At that time there was no specific training for digital communication. Universities called in as many specialists as they could to teach modules outside their bachelor’s and master’s degrees. On the other side, independent schools and training centers were only able to teach how to operate the tools.

A few days after that phone call, I was parking the delivery van in front of Fullsix to have a little chat with Armando Alves. We already knew each other from this blog. We had also crossed paths when I helped organize the Social and Human Ideas For Technology (SHiFT) conference and some meet-ups.

We talked for almost 3 years and I learned a lot during my time at Fullsix. I was lucky enough to work with some of the biggest brands in Portugal and to be involved in strategy proposals for new clients.

At the agency we learned from each other and outside the agency I followed the blogs of agencies and professionals with a good digital presence. The team was small but organized and had a solid working method. Armando insisted on reports focused on what mattered to the client and without vanity metrics.

Each community manager made their own reports and this gave us a clearer view of what worked best. With this, the team achieved a consistency of results that didn’t go unnoticed.

When the agency became too small, we moved into different fields, always with the aim of diversifying our skills.

  • User Experience
  • Analytics
  • Paid Media
  • Copywriting
  • Branding

Working in digital communication requires knowing one of its disciplines very well, and never forgetting that there are others that need to be coordinated. We are better at our profession if we know a little about each discipline.

A lot has changed since the Wild West I met in 2006. There is training at all levels, from undergraduate to MBA. We know what works and how to have a working method. What hasn’t changed is that there are still less serious professionals who promise the world. This is a scourge for all areas, not just ours.

There are also professionals on the client side who are missing fundamental concepts of what communication is, whether digital or classic. And on the agency side, there are even people who feed off their clients’ ignorance in order to sell more services or to embellish results.

There is a solution to this lack of knowledge, but we need to be open to it. Unfortunately, there are communications offices that are stuck in the 30s and 40s and think that all communication is propaganda. I give all my admiration to the professionals who are trying to evangelize these lost souls.

**And what can I say to someone who wants to work in communications strategy?

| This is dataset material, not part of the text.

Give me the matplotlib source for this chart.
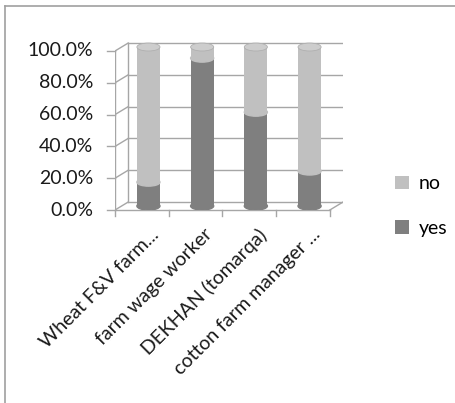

No matter how much training there is, it will never replace experience and that’s ungrateful. I say thankless because you’re lucky enough to be able to work for brands with dynamic communication and have colleagues you can learn from.

It’s unfortunate because not all training is equal and access to opportunities doesn’t just depend on merit. And it’s unfortunate because it’s essential to work with people who can convey the sensitivity needed to understand the various audiences and help us hone our intuition.

Every social network has communities with their own culture, values and rituals. And as communications professionals we need to be able to observe and identify these elements. You need to be an anthropologist to know how to choose channels, content and formats.

The greatest ingratitude is that today the job market is flooded with professionals who, after just a few months’ training, think they’re ready to work in any context or on any brand. They’re not bad people, but they’ve been injected with a dose of synthetic confidence by someone who just wants to sell more courses.

This crowd generates two types of noise. The first makes it difficult to find competent professionals, and the second fills people’s heads with assumptions and superstitions about how algorithms and social networks work.

Of course, it’s not all doom and gloom in the world of communication in Portugal.

Universities have improved their curricula, agencies have improved their working methods and some clients are more demanding. What we need now is a more direct path from academic training to participation in the job market. Ideally, with the necessary certifications so that those coming from other areas can be confident that they have obtained the necessary knowledge and skills.

The photo illustrating this article is my desk when I was at Fullsix. That computer was my only working tool. The typography was what was on the walls of the agency and reflected the conversation of the open space. More than 10 years have passed, but I bet the same and similar phrases still echo through the corridors of the agencies.